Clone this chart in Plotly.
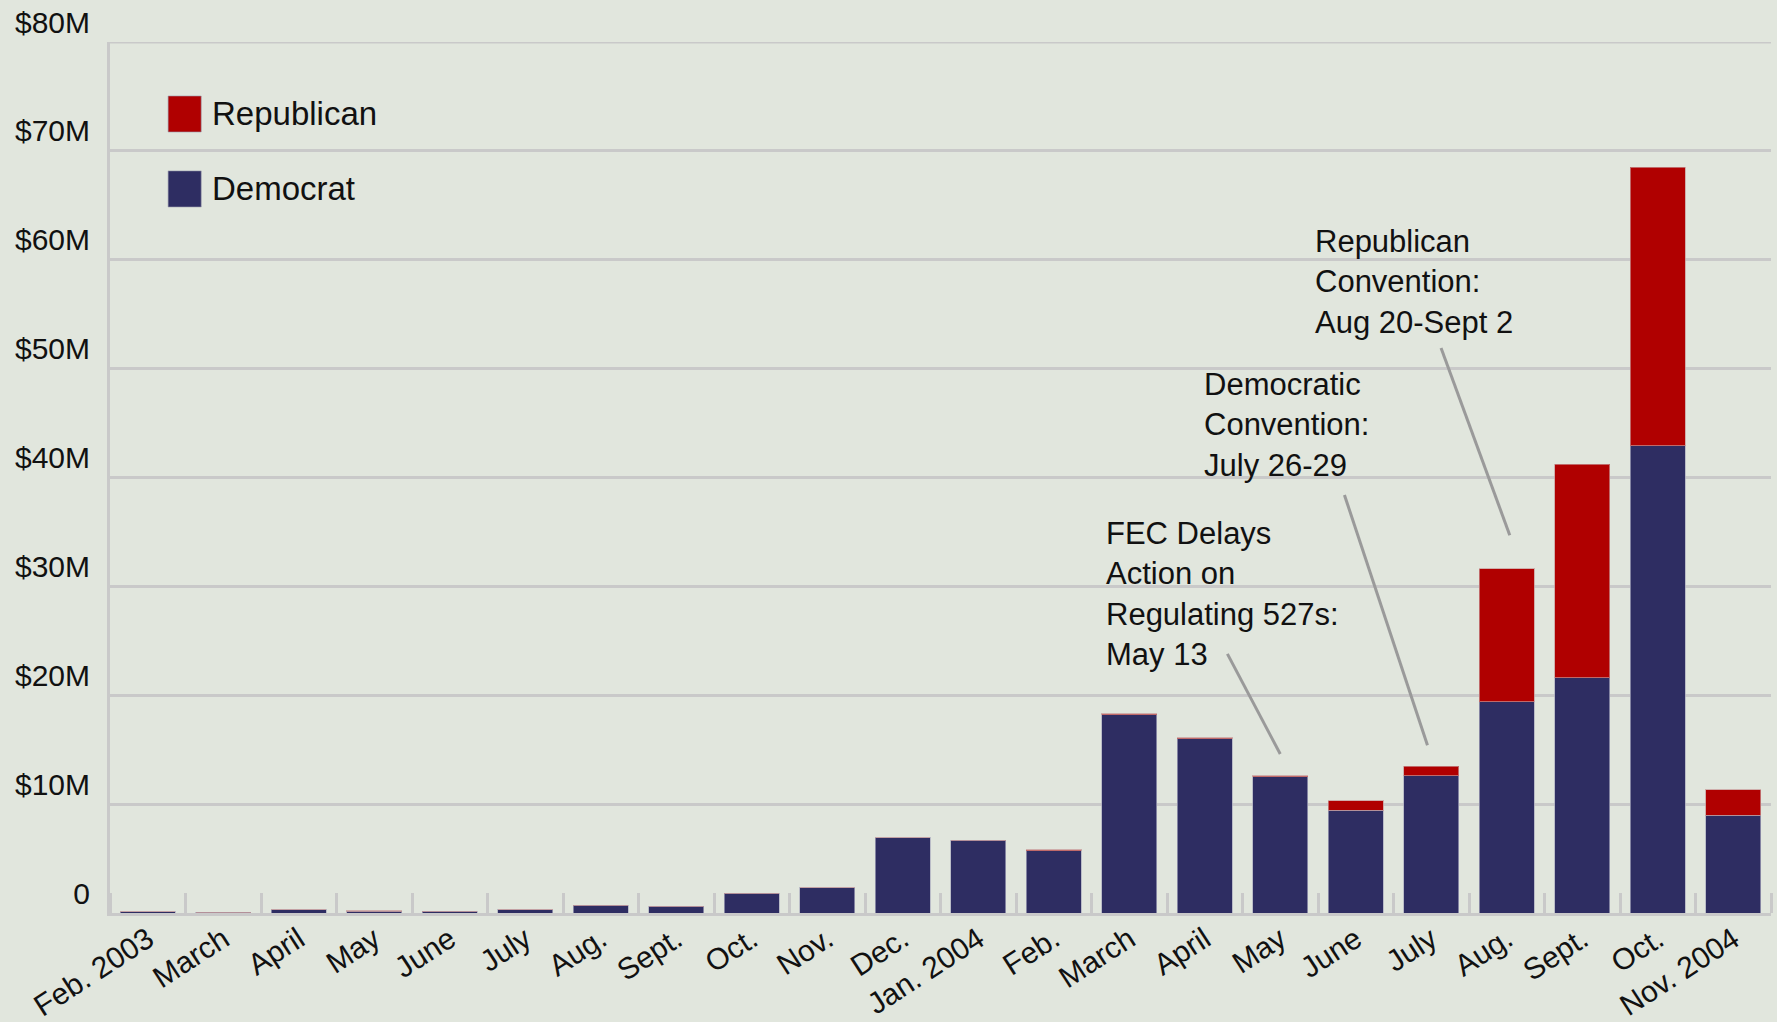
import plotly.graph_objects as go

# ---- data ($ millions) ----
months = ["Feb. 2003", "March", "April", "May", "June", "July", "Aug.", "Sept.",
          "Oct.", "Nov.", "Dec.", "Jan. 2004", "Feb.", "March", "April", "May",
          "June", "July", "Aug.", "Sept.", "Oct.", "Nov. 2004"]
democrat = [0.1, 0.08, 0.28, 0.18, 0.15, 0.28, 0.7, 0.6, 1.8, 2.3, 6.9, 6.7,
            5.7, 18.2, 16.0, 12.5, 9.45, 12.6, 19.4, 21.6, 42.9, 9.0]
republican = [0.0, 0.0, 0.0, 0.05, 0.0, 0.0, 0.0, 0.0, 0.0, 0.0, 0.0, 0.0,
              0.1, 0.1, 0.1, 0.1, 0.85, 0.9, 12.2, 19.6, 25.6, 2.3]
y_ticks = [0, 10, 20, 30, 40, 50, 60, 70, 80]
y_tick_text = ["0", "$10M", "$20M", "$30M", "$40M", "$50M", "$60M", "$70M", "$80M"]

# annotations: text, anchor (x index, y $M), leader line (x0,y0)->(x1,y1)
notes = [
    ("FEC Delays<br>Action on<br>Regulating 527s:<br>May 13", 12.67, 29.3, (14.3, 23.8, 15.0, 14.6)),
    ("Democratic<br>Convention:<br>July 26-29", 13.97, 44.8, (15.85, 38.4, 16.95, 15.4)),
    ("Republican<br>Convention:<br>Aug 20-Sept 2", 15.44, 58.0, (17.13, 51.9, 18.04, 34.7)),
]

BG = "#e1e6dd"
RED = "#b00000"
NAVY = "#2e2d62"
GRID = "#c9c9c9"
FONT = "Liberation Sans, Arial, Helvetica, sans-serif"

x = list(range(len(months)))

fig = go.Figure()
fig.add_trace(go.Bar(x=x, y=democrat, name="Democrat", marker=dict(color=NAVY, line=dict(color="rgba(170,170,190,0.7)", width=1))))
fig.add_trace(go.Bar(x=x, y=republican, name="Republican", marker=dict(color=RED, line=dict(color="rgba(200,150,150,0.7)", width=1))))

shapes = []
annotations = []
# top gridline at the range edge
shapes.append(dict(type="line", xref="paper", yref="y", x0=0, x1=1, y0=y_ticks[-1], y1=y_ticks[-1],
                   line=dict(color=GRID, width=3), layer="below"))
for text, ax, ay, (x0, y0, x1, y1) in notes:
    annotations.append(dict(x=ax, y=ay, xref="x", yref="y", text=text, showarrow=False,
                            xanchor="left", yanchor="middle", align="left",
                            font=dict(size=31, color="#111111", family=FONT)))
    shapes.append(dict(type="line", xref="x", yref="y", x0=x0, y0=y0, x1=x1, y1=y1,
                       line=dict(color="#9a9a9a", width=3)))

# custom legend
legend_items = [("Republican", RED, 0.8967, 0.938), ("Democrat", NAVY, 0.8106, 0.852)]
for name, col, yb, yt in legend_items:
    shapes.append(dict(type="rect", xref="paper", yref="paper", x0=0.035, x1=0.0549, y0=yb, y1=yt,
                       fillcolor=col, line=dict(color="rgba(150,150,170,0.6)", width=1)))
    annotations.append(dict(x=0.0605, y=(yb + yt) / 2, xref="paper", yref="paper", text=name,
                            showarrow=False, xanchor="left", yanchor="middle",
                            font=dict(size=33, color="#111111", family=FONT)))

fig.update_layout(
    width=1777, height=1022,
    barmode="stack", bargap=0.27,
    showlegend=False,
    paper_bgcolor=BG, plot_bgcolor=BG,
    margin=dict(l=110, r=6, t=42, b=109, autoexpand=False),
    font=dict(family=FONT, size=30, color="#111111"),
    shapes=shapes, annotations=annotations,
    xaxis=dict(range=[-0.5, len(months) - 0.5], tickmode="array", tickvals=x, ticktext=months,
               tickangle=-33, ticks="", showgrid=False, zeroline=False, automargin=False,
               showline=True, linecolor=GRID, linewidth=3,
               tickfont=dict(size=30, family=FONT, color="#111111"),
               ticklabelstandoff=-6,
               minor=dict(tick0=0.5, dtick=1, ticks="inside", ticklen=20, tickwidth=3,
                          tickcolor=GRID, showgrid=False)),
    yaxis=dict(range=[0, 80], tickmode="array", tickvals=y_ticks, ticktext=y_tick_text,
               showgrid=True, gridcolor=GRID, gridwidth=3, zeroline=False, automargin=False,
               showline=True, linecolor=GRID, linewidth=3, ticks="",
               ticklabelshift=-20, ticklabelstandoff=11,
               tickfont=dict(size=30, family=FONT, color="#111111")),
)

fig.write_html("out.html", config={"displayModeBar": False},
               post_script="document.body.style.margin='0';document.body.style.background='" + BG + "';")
==========
**What the task requires**
All of the lines above should be retyped precisely, apart from the pictures.

**Result**
Clone this chart in Plotly.
import plotly.graph_objects as go

# ---- data ($ millions) ----
months = ["Feb. 2003", "March", "April", "May", "June", "July", "Aug.", "Sept.",
          "Oct.", "Nov.", "Dec.", "Jan. 2004", "Feb.", "March", "April", "May",
          "June", "July", "Aug.", "Sept.", "Oct.", "Nov. 2004"]
democrat = [0.1, 0.08, 0.28, 0.18, 0.15, 0.28, 0.7, 0.6, 1.8, 2.3, 6.9, 6.7,
            5.7, 18.2, 16.0, 12.5, 9.45, 12.6, 19.4, 21.6, 42.9, 9.0]
republican = [0.0, 0.0, 0.0, 0.05, 0.0, 0.0, 0.0, 0.0, 0.0, 0.0, 0.0, 0.0,
              0.1, 0.1, 0.1, 0.1, 0.85, 0.9, 12.2, 19.6, 25.6, 2.3]
y_ticks = [0, 10, 20, 30, 40, 50, 60, 70, 80]
y_tick_text = ["0", "$10M", "$20M", "$30M", "$40M", "$50M", "$60M", "$70M", "$80M"]

# annotations: text, anchor (x index, y $M), leader line (x0,y0)->(x1,y1)
notes = [
    ("FEC Delays<br>Action on<br>Regulating 527s:<br>May 13", 12.67, 29.3, (14.3, 23.8, 15.0, 14.6)),
    ("Democratic<br>Convention:<br>July 26-29", 13.97, 44.8, (15.85, 38.4, 16.95, 15.4)),
    ("Republican<br>Convention:<br>Aug 20-Sept 2", 15.44, 58.0, (17.13, 51.9, 18.04, 34.7)),
]

BG = "#e1e6dd"
RED = "#b00000"
NAVY = "#2e2d62"
GRID = "#c9c9c9"
FONT = "Liberation Sans, Arial, Helvetica, sans-serif"

x = list(range(len(months)))

fig = go.Figure()
fig.add_trace(go.Bar(x=x, y=democrat, name="Democrat", marker=dict(color=NAVY, line=dict(color="rgba(170,170,190,0.7)", width=1))))
fig.add_trace(go.Bar(x=x, y=republican, name="Republican", marker=dict(color=RED, line=dict(color="rgba(200,150,150,0.7)", width=1))))

shapes = []
annotations = []
# top gridline at the range edge
shapes.append(dict(type="line", xref="paper", yref="y", x0=0, x1=1, y0=y_ticks[-1], y1=y_ticks[-1],
                   line=dict(color=GRID, width=3), layer="below"))
for text, ax, ay, (x0, y0, x1, y1) in notes:
    annotations.append(dict(x=ax, y=ay, xref="x", yref="y", text=text, showarrow=False,
                            xanchor="left", yanchor="middle", align="left",
                            font=dict(size=31, color="#111111", family=FONT)))
    shapes.append(dict(type="line", xref="x", yref="y", x0=x0, y0=y0, x1=x1, y1=y1,
                       line=dict(color="#9a9a9a", width=3)))

# custom legend
legend_items = [("Republican", RED, 0.8967, 0.938), ("Democrat", NAVY, 0.8106, 0.852)]
for name, col, yb, yt in legend_items:
    shapes.append(dict(type="rect", xref="paper", yref="paper", x0=0.035, x1=0.0549, y0=yb, y1=yt,
                       fillcolor=col, line=dict(color="rgba(150,150,170,0.6)", width=1)))
    annotations.append(dict(x=0.0605, y=(yb + yt) / 2, xref="paper", yref="paper", text=name,
                            showarrow=False, xanchor="left", yanchor="middle",
                            font=dict(size=33, color="#111111", family=FONT)))

fig.update_layout(
    width=1777, height=1022,
    barmode="stack", bargap=0.27,
    showlegend=False,
    paper_bgcolor=BG, plot_bgcolor=BG,
    margin=dict(l=110, r=6, t=42, b=109, autoexpand=False),
    font=dict(family=FONT, size=30, color="#111111"),
    shapes=shapes, annotations=annotations,
    xaxis=dict(range=[-0.5, len(months) - 0.5], tickmode="array", tickvals=x, ticktext=months,
               tickangle=-33, ticks="", showgrid=False, zeroline=False, automargin=False,
               showline=True, linecolor=GRID, linewidth=3,
               tickfont=dict(size=30, family=FONT, color="#111111"),
               ticklabelstandoff=-6,
               minor=dict(tick0=0.5, dtick=1, ticks="inside", ticklen=20, tickwidth=3,
                          tickcolor=GRID, showgrid=False)),
    yaxis=dict(range=[0, 80], tickmode="array", tickvals=y_ticks, ticktext=y_tick_text,
               showgrid=True, gridcolor=GRID, gridwidth=3, zeroline=False, automargin=False,
               showline=True, linecolor=GRID, linewidth=3, ticks="",
               ticklabelshift=-20, ticklabelstandoff=11,
               tickfont=dict(size=30, family=FONT, color="#111111")),
)

fig.write_html("out.html", config={"displayModeBar": False},
               post_script="document.body.style.margin='0';document.body.style.background='" + BG + "';")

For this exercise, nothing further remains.